Mais la montagne a accouché d’une SOURIS
Les élections d’après insurrection ont conduit au pouvoir les ex partisans de l’ancien régime (ils se sont enrichis avec l’ex régime, ont quitté le navire avant qu’il ne coule et ont utilisé les mêmes stratégies électorales fondées sur l’achat de conscience pour gagner les élections en 2015.). Ces nouveaux, anciens dirigeants ne pouvaient pas faire mieux que leurs maîtres à penser parce que issus de cette école et formatés dans une idiologie politique fondée sur trois axes : un amour effréné pour l’argent, le mépris des droits de l’homme et la volonté de confisquer le pouvoir au peuple.
Au fil de la trajectoire de la gouvernance, le peu de confiance que certaines personnes avaient placé en eux s’est effrité. Le mépris des travailleurs et plus précisément des fonctionnaires de l’état (ce qui a conduit à de multiples grèves dans tous les secteurs, la rupture du dialogue social), l’accroissement de la corruption, la misère larvée de la population et in fine la crise sécuritaire sont autant de problèmes dont les solutions sont quasiment imperceptibles dans leur mode de gouvernance.
La crise sécuritaire, parlons-en
Je reviens du village il y a moins de 10 jours (je précise que je suis ressortissant du Nord du Burkina Faso avec pour capitale régionale OUAHIGOUYA). Mon village est à 18 km de OUAHIGOUYA. Je voudrais vous faire l’économie de ce que j’ai vu parce que cela est inacceptable pour toute CONSCIENCE HUMAINE. L’humanité a perdu son sens, sa dignité, sa raison d’être. Quand on vit dans les grandes villes du Burkina, la tendance générale est à minimiser l’ampleur de la crise et cela est favorisé par le politique. La situation est grave. Il faut l’avouer, le Burkina est en guerre et le politique devrait prendre toute la mesure de la réalité pour appeler le peuple entier à la mobilisation générale au risque du chaos qui se profile à l’horizon.
En plus de la crise sécuritaire, existe par ricochet une crise humanitaire doublée d’une crise alimentaire. En effet, la pluviométrie a été assez capricieuse, mal répartie dans le temps et dans l’espace. Or notre agriculture est fortement dépendante de la pluie (très peu de culture de contre saison en raison de l’insuffisance de retenues d’eau, de barrages) et par conséquent, les récoltes sont maigres. En plus de cela, des agriculteurs ont vu pour certains, leurs champs détruits par les terroristes et d’autres ont été contraints de quitter leurs villages avant la période de la récolte. Ces fous de Dieux emportent bétail et autres biens de la population terrorisée. Les greniers sont vidés ou brûlés.
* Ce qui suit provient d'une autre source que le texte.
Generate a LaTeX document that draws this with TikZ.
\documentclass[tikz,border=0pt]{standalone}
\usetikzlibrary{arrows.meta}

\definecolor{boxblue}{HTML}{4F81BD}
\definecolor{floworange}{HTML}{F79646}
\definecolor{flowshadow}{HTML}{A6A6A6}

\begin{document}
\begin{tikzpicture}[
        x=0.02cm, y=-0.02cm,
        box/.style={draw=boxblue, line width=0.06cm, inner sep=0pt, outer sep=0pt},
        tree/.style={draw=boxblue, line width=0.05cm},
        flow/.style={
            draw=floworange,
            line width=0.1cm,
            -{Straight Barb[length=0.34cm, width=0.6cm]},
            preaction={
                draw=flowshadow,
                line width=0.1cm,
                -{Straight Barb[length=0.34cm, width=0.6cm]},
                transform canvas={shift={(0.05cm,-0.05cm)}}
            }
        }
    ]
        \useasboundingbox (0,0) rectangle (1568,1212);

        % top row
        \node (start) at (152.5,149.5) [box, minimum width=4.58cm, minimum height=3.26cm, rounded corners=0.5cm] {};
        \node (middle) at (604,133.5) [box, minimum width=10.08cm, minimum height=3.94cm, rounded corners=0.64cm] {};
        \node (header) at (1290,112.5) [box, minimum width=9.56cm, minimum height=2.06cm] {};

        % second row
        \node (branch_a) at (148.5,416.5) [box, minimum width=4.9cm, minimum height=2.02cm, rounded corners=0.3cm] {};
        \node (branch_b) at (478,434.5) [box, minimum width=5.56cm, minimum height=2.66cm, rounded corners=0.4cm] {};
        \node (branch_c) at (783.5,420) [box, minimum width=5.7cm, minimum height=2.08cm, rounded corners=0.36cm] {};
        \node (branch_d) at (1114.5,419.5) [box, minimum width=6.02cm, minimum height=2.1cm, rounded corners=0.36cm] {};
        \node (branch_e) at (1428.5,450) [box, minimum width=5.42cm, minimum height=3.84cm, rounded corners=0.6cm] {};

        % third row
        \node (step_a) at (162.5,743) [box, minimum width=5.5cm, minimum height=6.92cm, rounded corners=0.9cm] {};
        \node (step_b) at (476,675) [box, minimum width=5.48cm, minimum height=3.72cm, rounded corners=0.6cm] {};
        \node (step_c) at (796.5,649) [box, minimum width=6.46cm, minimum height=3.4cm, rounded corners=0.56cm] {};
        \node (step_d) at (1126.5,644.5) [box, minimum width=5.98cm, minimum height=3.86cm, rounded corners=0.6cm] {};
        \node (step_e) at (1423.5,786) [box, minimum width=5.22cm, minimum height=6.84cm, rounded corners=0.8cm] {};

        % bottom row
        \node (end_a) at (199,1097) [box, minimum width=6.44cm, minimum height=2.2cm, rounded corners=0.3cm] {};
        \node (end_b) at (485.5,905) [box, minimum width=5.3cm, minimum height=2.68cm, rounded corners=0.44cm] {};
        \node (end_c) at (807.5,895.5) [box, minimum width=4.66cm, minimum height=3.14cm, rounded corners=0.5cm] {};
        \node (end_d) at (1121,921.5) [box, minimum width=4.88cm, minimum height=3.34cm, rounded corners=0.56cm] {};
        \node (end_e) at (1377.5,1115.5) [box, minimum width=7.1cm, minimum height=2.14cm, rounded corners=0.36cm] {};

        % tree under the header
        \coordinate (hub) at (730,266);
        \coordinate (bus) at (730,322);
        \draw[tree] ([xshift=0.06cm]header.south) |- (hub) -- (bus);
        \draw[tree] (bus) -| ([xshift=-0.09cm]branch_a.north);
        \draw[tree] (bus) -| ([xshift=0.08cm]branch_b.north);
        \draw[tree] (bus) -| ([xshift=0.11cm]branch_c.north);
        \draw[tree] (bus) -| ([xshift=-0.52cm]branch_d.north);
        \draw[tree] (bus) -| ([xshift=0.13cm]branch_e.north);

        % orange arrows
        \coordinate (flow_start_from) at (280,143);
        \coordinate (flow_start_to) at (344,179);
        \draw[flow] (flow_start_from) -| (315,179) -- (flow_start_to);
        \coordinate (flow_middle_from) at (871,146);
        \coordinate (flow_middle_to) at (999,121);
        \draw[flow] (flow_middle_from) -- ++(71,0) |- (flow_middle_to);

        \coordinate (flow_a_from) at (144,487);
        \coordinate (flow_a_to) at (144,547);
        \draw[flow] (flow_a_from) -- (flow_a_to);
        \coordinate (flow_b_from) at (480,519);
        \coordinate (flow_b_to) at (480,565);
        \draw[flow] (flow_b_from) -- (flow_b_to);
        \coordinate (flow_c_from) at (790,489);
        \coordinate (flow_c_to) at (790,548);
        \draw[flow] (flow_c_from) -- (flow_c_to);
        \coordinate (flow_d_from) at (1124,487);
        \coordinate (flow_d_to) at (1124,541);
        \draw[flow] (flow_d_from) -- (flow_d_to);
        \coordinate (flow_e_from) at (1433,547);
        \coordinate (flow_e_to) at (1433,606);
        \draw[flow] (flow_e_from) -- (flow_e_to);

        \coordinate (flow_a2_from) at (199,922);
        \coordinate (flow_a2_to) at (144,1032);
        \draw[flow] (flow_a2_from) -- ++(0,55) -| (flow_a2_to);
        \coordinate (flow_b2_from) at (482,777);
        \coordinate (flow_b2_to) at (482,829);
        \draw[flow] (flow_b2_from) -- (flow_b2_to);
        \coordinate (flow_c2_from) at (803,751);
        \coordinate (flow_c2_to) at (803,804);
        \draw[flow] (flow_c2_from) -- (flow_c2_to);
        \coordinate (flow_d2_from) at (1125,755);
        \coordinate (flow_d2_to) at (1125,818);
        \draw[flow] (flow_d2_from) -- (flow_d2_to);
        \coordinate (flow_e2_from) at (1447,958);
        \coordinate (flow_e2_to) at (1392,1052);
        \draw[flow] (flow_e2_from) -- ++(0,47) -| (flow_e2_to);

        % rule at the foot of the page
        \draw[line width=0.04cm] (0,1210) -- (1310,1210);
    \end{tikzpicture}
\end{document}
Pour ce qui concerne la situation de l’éducation, puisque je suis du domaine, je dois avouer que les politiques ne prennent pas la vraie mesure de l’ampleur, de la gravité de la situation sécuritaire, tous les efforts consentis par les uns et les autres vont s’effacer comme la rosée au lever du soleil. Pour preuve, plus de 400 écoles ont fermé et des dizaines d’autres détruites par les terroristes entre le mois de septembre à novembre si nous fions aux chiffres officiels. Mais la réalité est plus dramatique que cela. Quand les terroristes désorganisent l’ordre social en détruisant l’éducation, ils touchent la matrice même de l’Etat. Sans école, pas de connaissances, pas de valeurs, pas d’espérance et c’est ce que nous vivons actuellement au grand dam du politique.
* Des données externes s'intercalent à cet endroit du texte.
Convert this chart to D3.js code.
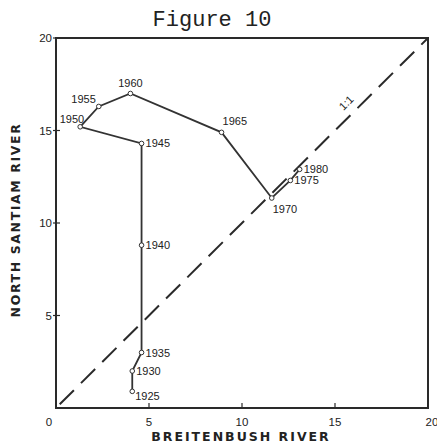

Les dernières attaques qui ont meurtri notre nation avec un bilan provisoire de 57 personnes tuées dont 53 gendarmes ont fini par mettre le doigt sur la mal gouvernance politique et militaire du pays. Offusqué dans son ensemble, le peuple veut un changement radical dans la gouvernance. Si une partie du peuple demande la démission du Président pour incompétence notoire, une autre partie estime que le chaos peut naitre de cette démission même si elle comprend l’exaspération des uns et des autres.
Le Président lors de son adresse à la nation dit avoir pris toute la mesure des attentes du peuple et promet de travailler à répondre à ces aspirations. Nous attendons de voir et je suis de ceux qui attendent les actions du nouveau gouvernement (le premier ministre a rendu sa démission ce mercredi 7 décembre) sur le terrain pour apprécier leur engagement tant ils nous ont déçus.
Nous devons travailler à l’avènement d’un monde ou la vanité laisse la place à un humanisme désintéressé. Je pense que par le partage, par le dialogue, la bienveillance, nous pouvons d’une manière ou une autre susciter l’espoir, le sourire à des personnes désespérées, complètement égarées par la faute de l’homme. C’est ce à quoi nous nous évertuons dans les structures associatives et dans notre profession d’éducateur. Mais il faut l’avouer, il nous faut des dirigeants épris des droits de l’homme, qui ne font pas des amalgames. Il nous faut des dirigeants qui placent l’homme au-dessus de tout calcul politique."